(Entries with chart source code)
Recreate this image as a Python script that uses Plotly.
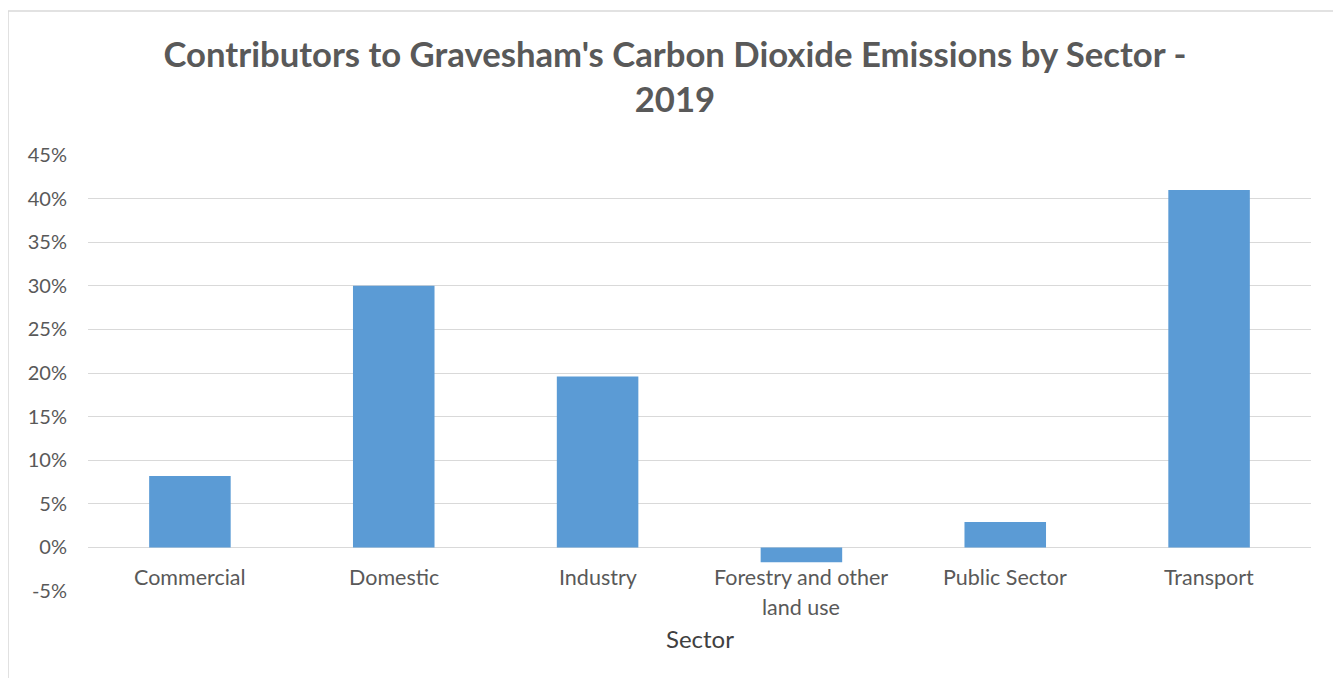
import plotly.graph_objects as go

categories = ["Commercial", "Domestic", "Industry", "Forestry and other<br>land use", "Public Sector", "Transport"]
values = [8.2, 30.0, 19.6, -1.7, 2.9, 41.0]
y_ticks = [-5, 0, 5, 10, 15, 20, 25, 30, 35, 40, 45]
y_tick_labels = [f"{v}%" for v in y_ticks]

title_text = "Contributors to Gravesham's Carbon Dioxide Emissions by Sector -<br>2019"
x_title = "Sector"

FONT = "Lato, 'Open Sans', sans-serif"
TXT = "#595959"

fig = go.Figure()
fig.add_trace(go.Bar(x=list(range(len(categories))), y=values, marker=dict(color="#5b9bd5", line=dict(width=0)),
                     hoverinfo="y"))

for i, c in enumerate(categories):
    for j, line in enumerate(c.split("<br>")):
        fig.add_annotation(x=i, y=0, xref="x", yref="y", text=line, showarrow=False,
                           yanchor="top", yshift=-15 - 30 * j, font=dict(family=FONT, size=21.5, color=TXT))

fig.add_annotation(x=0.5, y=-0.108, xref="paper", yref="paper", text=x_title, showarrow=False,
                   yanchor="middle", font=dict(family=FONT, size=24, color="#404040"))

fig.add_shape(type="rect", xref="paper", yref="paper", x0=-0.0654, x1=1.0229, y0=-0.3, y1=1.330,
              line=dict(color="#d9d9d9", width=1.5), fillcolor="rgba(0,0,0,0)", layer="below")

fig.update_layout(
    width=1333, height=670,
    margin=dict(l=80, r=30, t=147, b=87),
    paper_bgcolor="white", plot_bgcolor="white",
    bargap=0.6,
    showlegend=False,
    title=dict(text=title_text, x=0.5003, xanchor="center", y=0.9115, yanchor="middle",
               font=dict(family=FONT, size=34.7, color=TXT, weight="bold")),
    xaxis=dict(range=[-0.5, 5.5], showticklabels=False, showgrid=False, zeroline=False, showline=False,
               fixedrange=True),
    yaxis=dict(range=[-5, 45], tickvals=y_ticks, ticktext=y_tick_labels, showgrid=True,
               gridcolor="#d9d9d9", gridwidth=1.2, zeroline=True, zerolinecolor="#d9d9d9", zerolinewidth=1.2,
               showline=False, ticks="", ticklabelstandoff=20,
               tickfont=dict(family=FONT, size=20, color=TXT), fixedrange=True),
)

fig.write_html("out.html")
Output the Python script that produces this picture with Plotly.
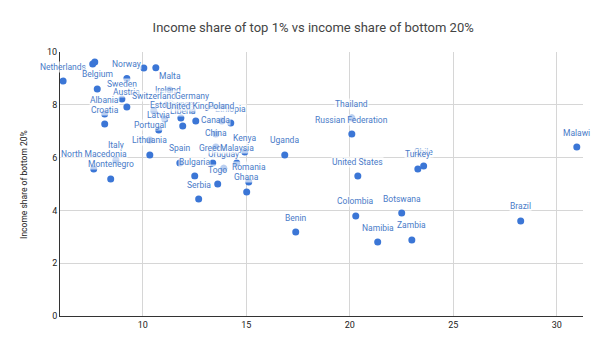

TASK
Copy all lines from the entries that contain the word "Python".

SOLUTION FOR THIS PROBLEM
Recreate this image as a Python script that uses Plotly.
Output the Python script that produces this picture with Plotly.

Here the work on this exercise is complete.